══ Data provided

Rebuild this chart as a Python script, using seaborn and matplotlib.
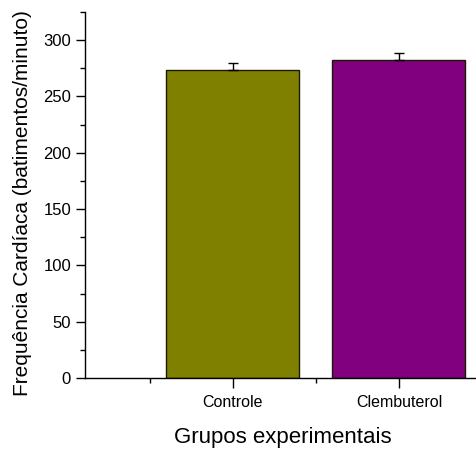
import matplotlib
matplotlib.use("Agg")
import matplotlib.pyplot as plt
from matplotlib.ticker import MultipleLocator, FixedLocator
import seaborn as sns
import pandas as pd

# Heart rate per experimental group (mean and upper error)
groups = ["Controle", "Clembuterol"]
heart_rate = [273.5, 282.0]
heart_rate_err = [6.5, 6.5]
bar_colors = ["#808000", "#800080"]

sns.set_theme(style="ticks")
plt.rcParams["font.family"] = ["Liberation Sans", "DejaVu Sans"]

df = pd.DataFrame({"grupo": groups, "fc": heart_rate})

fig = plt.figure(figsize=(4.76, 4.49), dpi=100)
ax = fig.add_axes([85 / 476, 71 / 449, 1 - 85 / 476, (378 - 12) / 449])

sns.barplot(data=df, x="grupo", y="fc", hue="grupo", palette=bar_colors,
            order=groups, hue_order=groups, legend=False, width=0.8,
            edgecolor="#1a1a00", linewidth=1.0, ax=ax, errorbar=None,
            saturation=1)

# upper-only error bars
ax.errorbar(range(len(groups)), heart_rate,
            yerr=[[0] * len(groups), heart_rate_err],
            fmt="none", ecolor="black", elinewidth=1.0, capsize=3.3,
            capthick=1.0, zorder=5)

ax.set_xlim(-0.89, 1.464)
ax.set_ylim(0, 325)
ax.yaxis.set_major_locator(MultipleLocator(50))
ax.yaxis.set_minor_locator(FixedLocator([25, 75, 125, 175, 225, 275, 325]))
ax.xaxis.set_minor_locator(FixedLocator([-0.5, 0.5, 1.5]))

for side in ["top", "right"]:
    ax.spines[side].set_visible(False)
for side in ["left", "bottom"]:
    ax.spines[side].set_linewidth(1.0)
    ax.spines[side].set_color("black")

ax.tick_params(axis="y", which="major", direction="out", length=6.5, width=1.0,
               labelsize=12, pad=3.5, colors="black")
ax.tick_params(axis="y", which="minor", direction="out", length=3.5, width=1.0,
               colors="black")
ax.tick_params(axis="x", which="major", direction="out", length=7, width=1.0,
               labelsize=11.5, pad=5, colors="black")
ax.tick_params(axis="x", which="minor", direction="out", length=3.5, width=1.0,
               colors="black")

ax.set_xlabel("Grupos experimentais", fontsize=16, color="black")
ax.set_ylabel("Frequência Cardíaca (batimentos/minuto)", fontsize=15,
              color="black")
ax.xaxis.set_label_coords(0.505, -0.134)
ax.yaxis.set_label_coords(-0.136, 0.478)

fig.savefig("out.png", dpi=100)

════

The task: Output the data above without changes, apart from leaving out the pictures.

Response to this exercise:
Rebuild this chart as a Python script, using seaborn and matplotlib.
import matplotlib
matplotlib.use("Agg")
import matplotlib.pyplot as plt
from matplotlib.ticker import MultipleLocator, FixedLocator
import seaborn as sns
import pandas as pd

# Heart rate per experimental group (mean and upper error)
groups = ["Controle", "Clembuterol"]
heart_rate = [273.5, 282.0]
heart_rate_err = [6.5, 6.5]
bar_colors = ["#808000", "#800080"]

sns.set_theme(style="ticks")
plt.rcParams["font.family"] = ["Liberation Sans", "DejaVu Sans"]

df = pd.DataFrame({"grupo": groups, "fc": heart_rate})

fig = plt.figure(figsize=(4.76, 4.49), dpi=100)
ax = fig.add_axes([85 / 476, 71 / 449, 1 - 85 / 476, (378 - 12) / 449])

sns.barplot(data=df, x="grupo", y="fc", hue="grupo", palette=bar_colors,
            order=groups, hue_order=groups, legend=False, width=0.8,
            edgecolor="#1a1a00", linewidth=1.0, ax=ax, errorbar=None,
            saturation=1)

# upper-only error bars
ax.errorbar(range(len(groups)), heart_rate,
            yerr=[[0] * len(groups), heart_rate_err],
            fmt="none", ecolor="black", elinewidth=1.0, capsize=3.3,
            capthick=1.0, zorder=5)

ax.set_xlim(-0.89, 1.464)
ax.set_ylim(0, 325)
ax.yaxis.set_major_locator(MultipleLocator(50))
ax.yaxis.set_minor_locator(FixedLocator([25, 75, 125, 175, 225, 275, 325]))
ax.xaxis.set_minor_locator(FixedLocator([-0.5, 0.5, 1.5]))

for side in ["top", "right"]:
    ax.spines[side].set_visible(False)
for side in ["left", "bottom"]:
    ax.spines[side].set_linewidth(1.0)
    ax.spines[side].set_color("black")

ax.tick_params(axis="y", which="major", direction="out", length=6.5, width=1.0,
               labelsize=12, pad=3.5, colors="black")
ax.tick_params(axis="y", which="minor", direction="out", length=3.5, width=1.0,
               colors="black")
ax.tick_params(axis="x", which="major", direction="out", length=7, width=1.0,
               labelsize=11.5, pad=5, colors="black")
ax.tick_params(axis="x", which="minor", direction="out", length=3.5, width=1.0,
               colors="black")

ax.set_xlabel("Grupos experimentais", fontsize=16, color="black")
ax.set_ylabel("Frequência Cardíaca (batimentos/minuto)", fontsize=15,
              color="black")
ax.xaxis.set_label_coords(0.505, -0.134)
ax.yaxis.set_label_coords(-0.136, 0.478)

fig.savefig("out.png", dpi=100)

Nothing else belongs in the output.